● **What this task involves**
Nothing outside the range is to be copied. From the entries below, reproduce exactly the lines starting at the one with "Recreate this image as a web" and ending at the one with "25, bottom: 631", without pictures.

— Start —

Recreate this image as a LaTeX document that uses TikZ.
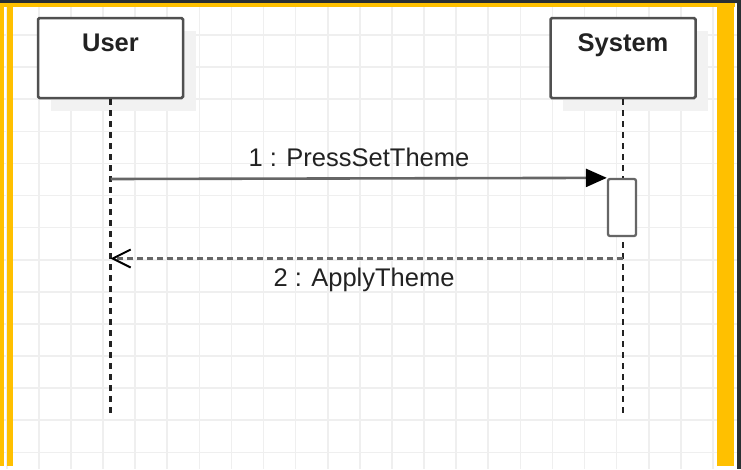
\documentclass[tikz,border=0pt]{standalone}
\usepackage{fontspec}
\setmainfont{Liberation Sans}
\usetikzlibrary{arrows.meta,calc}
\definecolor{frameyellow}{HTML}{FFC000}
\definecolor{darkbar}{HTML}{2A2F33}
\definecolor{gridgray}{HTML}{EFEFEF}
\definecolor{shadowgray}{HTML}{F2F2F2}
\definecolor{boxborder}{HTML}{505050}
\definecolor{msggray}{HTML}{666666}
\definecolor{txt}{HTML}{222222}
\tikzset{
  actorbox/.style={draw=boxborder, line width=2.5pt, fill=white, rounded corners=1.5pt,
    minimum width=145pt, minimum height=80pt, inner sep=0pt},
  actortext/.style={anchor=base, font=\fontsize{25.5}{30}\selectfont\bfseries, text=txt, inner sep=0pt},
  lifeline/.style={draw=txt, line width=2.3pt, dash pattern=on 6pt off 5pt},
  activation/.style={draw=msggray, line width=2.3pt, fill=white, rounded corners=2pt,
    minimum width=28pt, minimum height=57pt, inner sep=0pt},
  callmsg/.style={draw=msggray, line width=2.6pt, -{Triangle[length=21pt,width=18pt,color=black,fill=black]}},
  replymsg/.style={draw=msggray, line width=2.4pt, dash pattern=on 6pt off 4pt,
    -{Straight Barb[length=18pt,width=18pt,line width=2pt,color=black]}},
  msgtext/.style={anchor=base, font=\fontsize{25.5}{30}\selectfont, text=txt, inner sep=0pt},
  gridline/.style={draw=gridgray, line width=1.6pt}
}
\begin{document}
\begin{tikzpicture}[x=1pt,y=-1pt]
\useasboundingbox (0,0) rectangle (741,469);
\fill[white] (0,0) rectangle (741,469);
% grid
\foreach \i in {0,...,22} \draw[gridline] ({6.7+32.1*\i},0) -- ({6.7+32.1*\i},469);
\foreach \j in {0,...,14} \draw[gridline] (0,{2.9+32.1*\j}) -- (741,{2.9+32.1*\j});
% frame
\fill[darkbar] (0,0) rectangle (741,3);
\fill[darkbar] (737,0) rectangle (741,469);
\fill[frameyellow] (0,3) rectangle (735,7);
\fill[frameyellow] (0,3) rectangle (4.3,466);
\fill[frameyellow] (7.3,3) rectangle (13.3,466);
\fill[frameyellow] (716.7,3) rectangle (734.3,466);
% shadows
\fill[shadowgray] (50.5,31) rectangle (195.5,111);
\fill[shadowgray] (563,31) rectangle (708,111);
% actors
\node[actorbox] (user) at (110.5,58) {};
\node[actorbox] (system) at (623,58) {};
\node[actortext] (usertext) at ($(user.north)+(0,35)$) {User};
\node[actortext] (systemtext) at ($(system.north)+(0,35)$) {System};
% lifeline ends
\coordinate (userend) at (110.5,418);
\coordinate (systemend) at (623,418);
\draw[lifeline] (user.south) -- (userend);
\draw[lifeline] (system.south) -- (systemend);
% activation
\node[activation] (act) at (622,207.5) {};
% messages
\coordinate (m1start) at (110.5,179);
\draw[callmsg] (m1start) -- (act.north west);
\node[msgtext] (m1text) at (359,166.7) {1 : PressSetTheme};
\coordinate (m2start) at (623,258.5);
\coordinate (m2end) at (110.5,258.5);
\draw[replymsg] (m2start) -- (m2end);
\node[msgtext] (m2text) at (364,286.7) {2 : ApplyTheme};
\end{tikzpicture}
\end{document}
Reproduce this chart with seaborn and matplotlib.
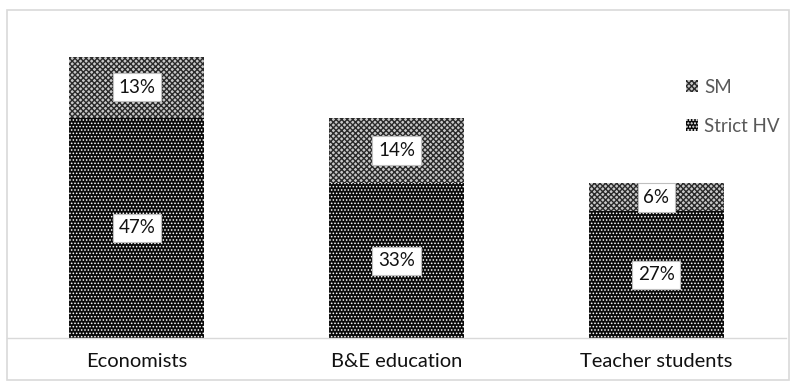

— End —
— Start —

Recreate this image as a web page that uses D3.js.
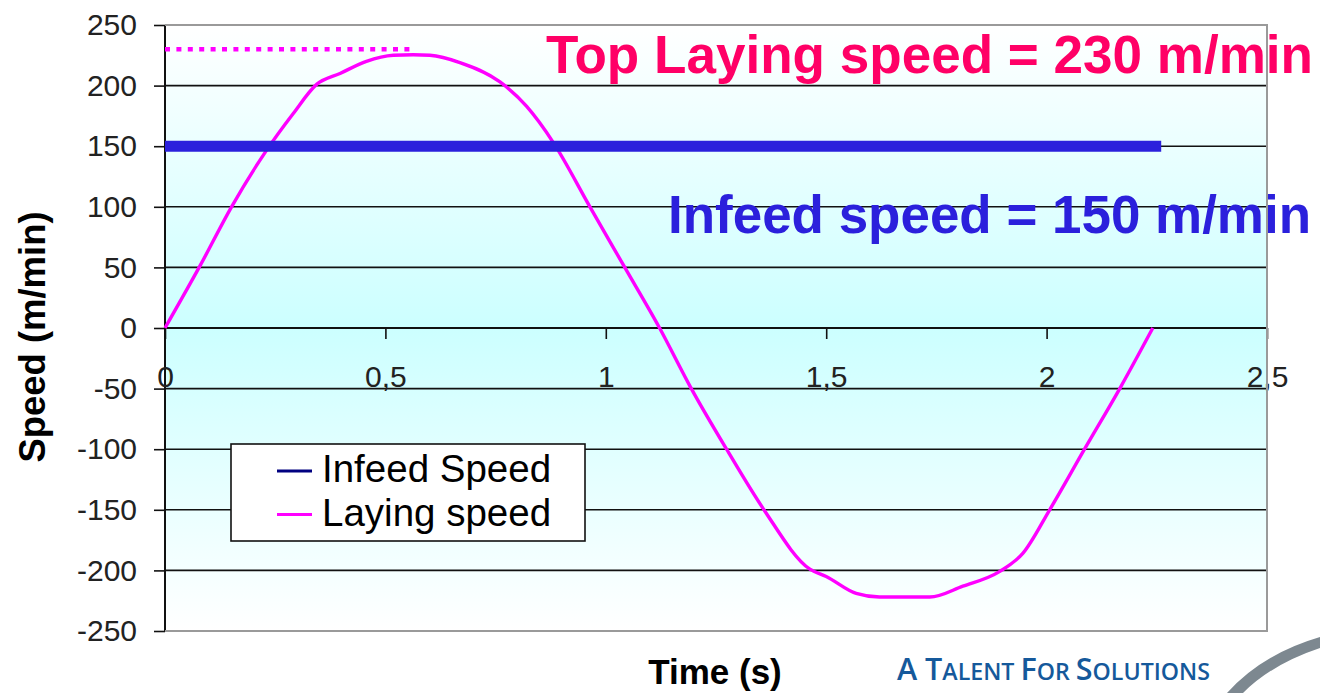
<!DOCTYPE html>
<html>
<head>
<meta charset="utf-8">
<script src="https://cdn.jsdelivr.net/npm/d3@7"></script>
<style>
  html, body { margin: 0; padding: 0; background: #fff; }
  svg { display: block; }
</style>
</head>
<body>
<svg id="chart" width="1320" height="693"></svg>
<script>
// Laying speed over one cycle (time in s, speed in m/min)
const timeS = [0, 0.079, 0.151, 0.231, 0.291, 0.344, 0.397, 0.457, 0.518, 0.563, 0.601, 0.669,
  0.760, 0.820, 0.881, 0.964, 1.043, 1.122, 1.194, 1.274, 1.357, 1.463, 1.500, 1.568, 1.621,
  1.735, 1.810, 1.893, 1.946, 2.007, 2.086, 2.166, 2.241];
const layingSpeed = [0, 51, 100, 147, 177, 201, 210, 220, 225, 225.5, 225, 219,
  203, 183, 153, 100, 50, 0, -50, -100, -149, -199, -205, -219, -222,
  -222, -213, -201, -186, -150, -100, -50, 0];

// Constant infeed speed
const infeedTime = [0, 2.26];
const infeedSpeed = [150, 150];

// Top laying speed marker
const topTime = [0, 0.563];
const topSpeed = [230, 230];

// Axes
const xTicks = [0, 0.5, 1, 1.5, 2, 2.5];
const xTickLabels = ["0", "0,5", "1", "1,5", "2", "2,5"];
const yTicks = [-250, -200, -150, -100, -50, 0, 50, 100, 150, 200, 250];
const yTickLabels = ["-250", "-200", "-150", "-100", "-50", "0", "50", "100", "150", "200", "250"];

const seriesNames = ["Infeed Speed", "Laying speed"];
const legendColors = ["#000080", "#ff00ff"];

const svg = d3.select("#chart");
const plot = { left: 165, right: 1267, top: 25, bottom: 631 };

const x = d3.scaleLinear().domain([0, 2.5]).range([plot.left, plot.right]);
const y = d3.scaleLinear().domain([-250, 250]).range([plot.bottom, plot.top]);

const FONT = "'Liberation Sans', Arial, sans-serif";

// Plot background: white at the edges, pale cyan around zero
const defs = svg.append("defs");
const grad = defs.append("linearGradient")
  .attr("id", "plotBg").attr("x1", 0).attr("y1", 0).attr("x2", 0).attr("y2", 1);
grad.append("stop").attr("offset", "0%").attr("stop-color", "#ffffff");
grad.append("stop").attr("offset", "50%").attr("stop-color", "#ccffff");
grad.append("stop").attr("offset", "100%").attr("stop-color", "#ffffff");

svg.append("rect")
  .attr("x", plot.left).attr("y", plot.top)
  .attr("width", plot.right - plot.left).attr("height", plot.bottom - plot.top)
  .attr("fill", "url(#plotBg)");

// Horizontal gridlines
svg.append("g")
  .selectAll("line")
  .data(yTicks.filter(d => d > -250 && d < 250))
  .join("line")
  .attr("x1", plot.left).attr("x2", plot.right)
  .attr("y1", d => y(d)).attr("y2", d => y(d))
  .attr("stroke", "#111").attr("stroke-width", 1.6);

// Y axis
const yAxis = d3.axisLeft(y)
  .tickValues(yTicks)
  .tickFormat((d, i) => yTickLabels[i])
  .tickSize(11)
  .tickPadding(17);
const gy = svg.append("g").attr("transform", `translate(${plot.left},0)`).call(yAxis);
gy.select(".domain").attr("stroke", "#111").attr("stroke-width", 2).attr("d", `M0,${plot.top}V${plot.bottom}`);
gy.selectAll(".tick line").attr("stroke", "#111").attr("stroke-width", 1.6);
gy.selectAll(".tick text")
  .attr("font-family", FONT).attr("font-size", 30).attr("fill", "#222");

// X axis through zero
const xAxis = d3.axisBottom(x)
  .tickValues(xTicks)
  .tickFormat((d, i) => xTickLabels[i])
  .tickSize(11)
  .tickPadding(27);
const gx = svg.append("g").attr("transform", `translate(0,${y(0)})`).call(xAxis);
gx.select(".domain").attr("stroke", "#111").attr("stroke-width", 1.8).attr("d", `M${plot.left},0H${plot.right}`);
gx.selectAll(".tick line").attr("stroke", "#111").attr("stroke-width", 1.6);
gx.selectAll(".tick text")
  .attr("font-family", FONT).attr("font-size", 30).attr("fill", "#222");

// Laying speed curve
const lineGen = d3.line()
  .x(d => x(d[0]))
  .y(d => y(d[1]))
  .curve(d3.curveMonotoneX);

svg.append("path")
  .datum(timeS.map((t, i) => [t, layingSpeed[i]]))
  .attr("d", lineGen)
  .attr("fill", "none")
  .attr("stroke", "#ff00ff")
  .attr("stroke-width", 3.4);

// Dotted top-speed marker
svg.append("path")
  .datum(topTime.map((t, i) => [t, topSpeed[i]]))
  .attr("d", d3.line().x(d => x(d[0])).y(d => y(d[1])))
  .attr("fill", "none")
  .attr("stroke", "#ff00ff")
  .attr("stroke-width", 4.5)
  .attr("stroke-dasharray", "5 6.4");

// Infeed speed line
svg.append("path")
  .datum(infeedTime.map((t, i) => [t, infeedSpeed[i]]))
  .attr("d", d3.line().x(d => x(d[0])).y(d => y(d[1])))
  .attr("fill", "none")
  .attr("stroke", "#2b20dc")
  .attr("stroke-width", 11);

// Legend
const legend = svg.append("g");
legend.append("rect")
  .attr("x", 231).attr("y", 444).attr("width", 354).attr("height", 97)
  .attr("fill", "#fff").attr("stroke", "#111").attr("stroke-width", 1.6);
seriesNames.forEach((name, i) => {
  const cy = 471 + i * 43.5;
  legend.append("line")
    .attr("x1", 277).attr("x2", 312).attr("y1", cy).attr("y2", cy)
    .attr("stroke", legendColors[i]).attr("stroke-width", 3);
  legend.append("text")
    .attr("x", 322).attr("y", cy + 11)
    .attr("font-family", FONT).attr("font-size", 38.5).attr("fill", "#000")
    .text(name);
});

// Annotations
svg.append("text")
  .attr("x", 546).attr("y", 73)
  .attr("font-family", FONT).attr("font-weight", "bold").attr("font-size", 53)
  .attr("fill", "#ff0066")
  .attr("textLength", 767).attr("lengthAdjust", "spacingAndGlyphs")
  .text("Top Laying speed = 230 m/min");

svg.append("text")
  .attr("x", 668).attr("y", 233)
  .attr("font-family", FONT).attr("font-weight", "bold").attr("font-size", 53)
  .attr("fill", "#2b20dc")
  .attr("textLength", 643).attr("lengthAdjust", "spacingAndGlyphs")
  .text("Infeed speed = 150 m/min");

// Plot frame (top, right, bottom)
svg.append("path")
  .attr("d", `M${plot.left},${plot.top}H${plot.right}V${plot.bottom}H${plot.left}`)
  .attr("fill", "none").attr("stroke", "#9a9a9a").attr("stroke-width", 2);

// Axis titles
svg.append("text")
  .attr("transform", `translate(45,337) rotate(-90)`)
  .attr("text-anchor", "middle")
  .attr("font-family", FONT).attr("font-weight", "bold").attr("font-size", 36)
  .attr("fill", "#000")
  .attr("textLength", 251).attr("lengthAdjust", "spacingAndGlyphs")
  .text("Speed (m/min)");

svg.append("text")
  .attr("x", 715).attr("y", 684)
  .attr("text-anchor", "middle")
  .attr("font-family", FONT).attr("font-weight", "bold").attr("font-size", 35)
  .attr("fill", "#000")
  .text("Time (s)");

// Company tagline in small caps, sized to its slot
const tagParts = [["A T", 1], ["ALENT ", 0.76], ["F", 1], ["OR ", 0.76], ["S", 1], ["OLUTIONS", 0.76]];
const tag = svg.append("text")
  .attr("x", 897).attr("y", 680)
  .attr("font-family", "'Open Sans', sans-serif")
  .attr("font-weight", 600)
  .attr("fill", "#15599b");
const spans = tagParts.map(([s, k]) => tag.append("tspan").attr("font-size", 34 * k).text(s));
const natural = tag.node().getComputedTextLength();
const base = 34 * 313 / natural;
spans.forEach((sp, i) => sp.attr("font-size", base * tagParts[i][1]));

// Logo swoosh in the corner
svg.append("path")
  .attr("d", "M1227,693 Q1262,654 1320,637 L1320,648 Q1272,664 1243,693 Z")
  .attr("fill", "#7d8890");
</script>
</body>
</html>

— End —

● **Response to this task**
Recreate this image as a web page that uses D3.js.
<!DOCTYPE html>
<html>
<head>
<meta charset="utf-8">
<script src="https://cdn.jsdelivr.net/npm/d3@7"></script>
<style>
  html, body { margin: 0; padding: 0; background: #fff; }
  svg { display: block; }
</style>
</head>
<body>
<svg id="chart" width="1320" height="693"></svg>
<script>
// Laying speed over one cycle (time in s, speed in m/min)
const timeS = [0, 0.079, 0.151, 0.231, 0.291, 0.344, 0.397, 0.457, 0.518, 0.563, 0.601, 0.669,
  0.760, 0.820, 0.881, 0.964, 1.043, 1.122, 1.194, 1.274, 1.357, 1.463, 1.500, 1.568, 1.621,
  1.735, 1.810, 1.893, 1.946, 2.007, 2.086, 2.166, 2.241];
const layingSpeed = [0, 51, 100, 147, 177, 201, 210, 220, 225, 225.5, 225, 219,
  203, 183, 153, 100, 50, 0, -50, -100, -149, -199, -205, -219, -222,
  -222, -213, -201, -186, -150, -100, -50, 0];

// Constant infeed speed
const infeedTime = [0, 2.26];
const infeedSpeed = [150, 150];

// Top laying speed marker
const topTime = [0, 0.563];
const topSpeed = [230, 230];

// Axes
const xTicks = [0, 0.5, 1, 1.5, 2, 2.5];
const xTickLabels = ["0", "0,5", "1", "1,5", "2", "2,5"];
const yTicks = [-250, -200, -150, -100, -50, 0, 50, 100, 150, 200, 250];
const yTickLabels = ["-250", "-200", "-150", "-100", "-50", "0", "50", "100", "150", "200", "250"];

const seriesNames = ["Infeed Speed", "Laying speed"];
const legendColors = ["#000080", "#ff00ff"];

const svg = d3.select("#chart");
const plot = { left: 165, right: 1267, top: 25, bottom: 631 };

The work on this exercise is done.